A study conducted by researchers at Rutgers Robert Wood Johnson Medical School, found that for medical students on deadline, taking a two-hour introductory class on mindfulness may be just as beneficial for reducing stress and depression as taking an eight-week meditation course.
The study, “Mindfulness Meditation for Medical Students: a Student-Led Initiative to Expose Medical Students to Mindfulness Practices,” published in the February 2019 issue of the journal Medical Science Educator, reported that many medical students would like to use meditation to avoid burnout and provide better medical care. However, they are daunted by the prospect of making time for a daily meditation routine.

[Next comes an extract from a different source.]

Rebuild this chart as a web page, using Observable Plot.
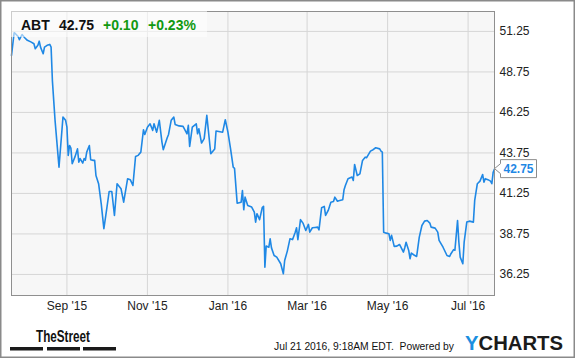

“What we found should encourage even the busiest medical students and physicians,” said lead author Dr. Periel Shapiro, an MD candidate at Rutgers Robert Wood Johnson Medical School. “There are shorter, sustainable ways to bring meditation into your life, and they can help you reduce stress and depression and improve your medical study and practice.”
The purpose of the study was to explore the feasibility and impact of a brief mindfulness training for medical students and to learn about the perceptions, expectations, and problems associated with mindfulness practices in the context of medicine and medical education.
Study authors concluded that a mindfulness course for medical students is feasible and has potential as a wellness and educational initiative. Shorter duration mindfulness interventions may increase accessibility without significantly reducing benefit. Interpretation of overarching themes derived from the grounded theory analysis illuminates the subject of mindfulness for medical students from the perspective of students themselves.
Robert Lebeau, an assistant professor at Rutgers Robert Wood Johnson Medical School and director of the school’s Cognitive Skills Program, and Anthony Tobia, an assistant professor of psychiatry at Rutgers Robert Wood Johnson Medical School, also participated in the study.